The reality is that the president faces domestic problems in his second year in office. This has rarely happened in the US political history. The issue is of great importance with regard to the approaching mid-term congressional elections in November. Republicans have the majority in the House of Representatives and the Senate, but they feel the risk of losing the majority in both houses due to Trump’s record.

Indeed, a feeling has emerged among some American politicians that their country is heading in the wrong direction because of Trump’s policies. Even former President Barack Obama has joined the election campaigns by breaking his promise not to get involved in political affairs.

The situation is not also good for Trump internationally. Disagreement with the European Union – a traditional ally of the United States – over trade and political issues, trade war with China, increasing tension with Russia, exit from international treaties such as the Paris climate agreement and the 2015 multilateral nuclear agreement Iran, have all made Trump to look dangerous in the eyes of the world. All these issues have made the situation unfavorable for Trump and his government at home and abroad.

But what is the answer of the president of the United States to these criticisms? The answer to this question is one word: economy. However, Trump is proud of his economic record.

According to statistics, the Labor Department published on September 8, US employment growth in August has beat market expectations, the non-farm payrolls increased by 201,000 from the previous month. Analysts were expecting growth of about 195,000.

The unemployment rate for August remained low at 3.9 percent. The average hourly wage rose 2.9 percent from the year before. That’s the highest level since June 2009. The latest figures are increasing speculation that the Federal Reserve will raise its key interest rate this month. The US economy expanded 4.2 percent in the April-to-June quarter, and is expected to grow more than 3 percent in this quarter.

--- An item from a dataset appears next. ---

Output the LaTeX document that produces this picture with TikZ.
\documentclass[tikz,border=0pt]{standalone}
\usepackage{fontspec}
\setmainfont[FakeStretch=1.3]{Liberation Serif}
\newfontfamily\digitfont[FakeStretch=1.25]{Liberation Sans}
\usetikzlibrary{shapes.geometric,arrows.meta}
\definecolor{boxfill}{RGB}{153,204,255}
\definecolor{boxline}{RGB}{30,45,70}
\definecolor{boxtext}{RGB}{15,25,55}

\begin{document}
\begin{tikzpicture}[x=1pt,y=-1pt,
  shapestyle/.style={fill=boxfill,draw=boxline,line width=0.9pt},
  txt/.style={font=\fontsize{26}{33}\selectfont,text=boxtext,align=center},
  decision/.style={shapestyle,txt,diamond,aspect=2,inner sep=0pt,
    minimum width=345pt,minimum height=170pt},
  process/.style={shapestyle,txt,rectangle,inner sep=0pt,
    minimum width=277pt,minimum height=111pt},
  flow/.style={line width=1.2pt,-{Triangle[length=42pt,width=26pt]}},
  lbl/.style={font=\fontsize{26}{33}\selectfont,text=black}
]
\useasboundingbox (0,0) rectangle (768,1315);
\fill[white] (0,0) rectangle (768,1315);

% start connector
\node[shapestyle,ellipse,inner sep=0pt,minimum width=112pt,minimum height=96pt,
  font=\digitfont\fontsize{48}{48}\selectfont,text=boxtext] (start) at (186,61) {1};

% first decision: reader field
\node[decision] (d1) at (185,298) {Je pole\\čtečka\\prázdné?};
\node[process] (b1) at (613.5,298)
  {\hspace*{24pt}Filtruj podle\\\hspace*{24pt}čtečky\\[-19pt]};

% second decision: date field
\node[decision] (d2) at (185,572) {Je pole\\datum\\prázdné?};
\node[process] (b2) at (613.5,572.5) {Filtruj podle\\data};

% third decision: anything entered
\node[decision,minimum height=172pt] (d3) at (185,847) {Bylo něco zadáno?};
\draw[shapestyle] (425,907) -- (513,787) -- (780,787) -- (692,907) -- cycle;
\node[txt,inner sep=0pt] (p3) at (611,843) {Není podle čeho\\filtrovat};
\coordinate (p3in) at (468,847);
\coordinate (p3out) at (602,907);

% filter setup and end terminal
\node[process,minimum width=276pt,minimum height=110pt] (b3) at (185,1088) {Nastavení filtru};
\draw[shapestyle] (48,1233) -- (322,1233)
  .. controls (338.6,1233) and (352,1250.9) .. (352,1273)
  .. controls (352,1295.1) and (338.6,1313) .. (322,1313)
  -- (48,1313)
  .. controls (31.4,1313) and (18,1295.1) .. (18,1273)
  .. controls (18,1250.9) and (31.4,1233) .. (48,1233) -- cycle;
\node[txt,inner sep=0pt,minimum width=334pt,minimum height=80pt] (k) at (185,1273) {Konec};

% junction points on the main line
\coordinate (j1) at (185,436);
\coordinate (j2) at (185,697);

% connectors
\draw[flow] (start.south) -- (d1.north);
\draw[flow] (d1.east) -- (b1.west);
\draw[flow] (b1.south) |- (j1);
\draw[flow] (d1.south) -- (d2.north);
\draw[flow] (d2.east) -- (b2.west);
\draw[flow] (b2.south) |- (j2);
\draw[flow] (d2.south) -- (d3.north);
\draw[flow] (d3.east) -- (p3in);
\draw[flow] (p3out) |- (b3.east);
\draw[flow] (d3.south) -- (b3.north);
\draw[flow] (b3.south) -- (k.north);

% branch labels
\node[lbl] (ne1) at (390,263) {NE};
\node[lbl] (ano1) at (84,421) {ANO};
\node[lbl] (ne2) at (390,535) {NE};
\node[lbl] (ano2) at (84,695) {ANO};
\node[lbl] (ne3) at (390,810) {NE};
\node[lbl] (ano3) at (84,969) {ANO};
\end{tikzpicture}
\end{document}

But the economy cannot keep the president of the United States from the edge of criticism. Trump is in a difficult situation and worried about the result of the election and possible control of Congress by Democrats.

Issues such as the confessions of Trump’s former lawyer Michael Cohen on bribing women for having affairs with Trump and Russia’s possible involvement in the 2016 presidential election could possibly lead to his impeachment and his dismissal from power.

The US constitution says that the impeachment of the president should be endorsed by representatives from both chambers of Congress – the House of Representatives and the Senate. Democrats now have 49 seats in the 100-member Senate, and if they get 51 seats in the November election, they will still need at least 15 Republican senators to impeach Trump.

Still, if Democrats win the November election, even if this victory does not lead to Trump’s impeachment, it can put further pressure on him and cripple his government. According to a CNN poll, decrease in Trump’s popularity even among his supporters shows that the days following the November election will be hard times for Trump and his government.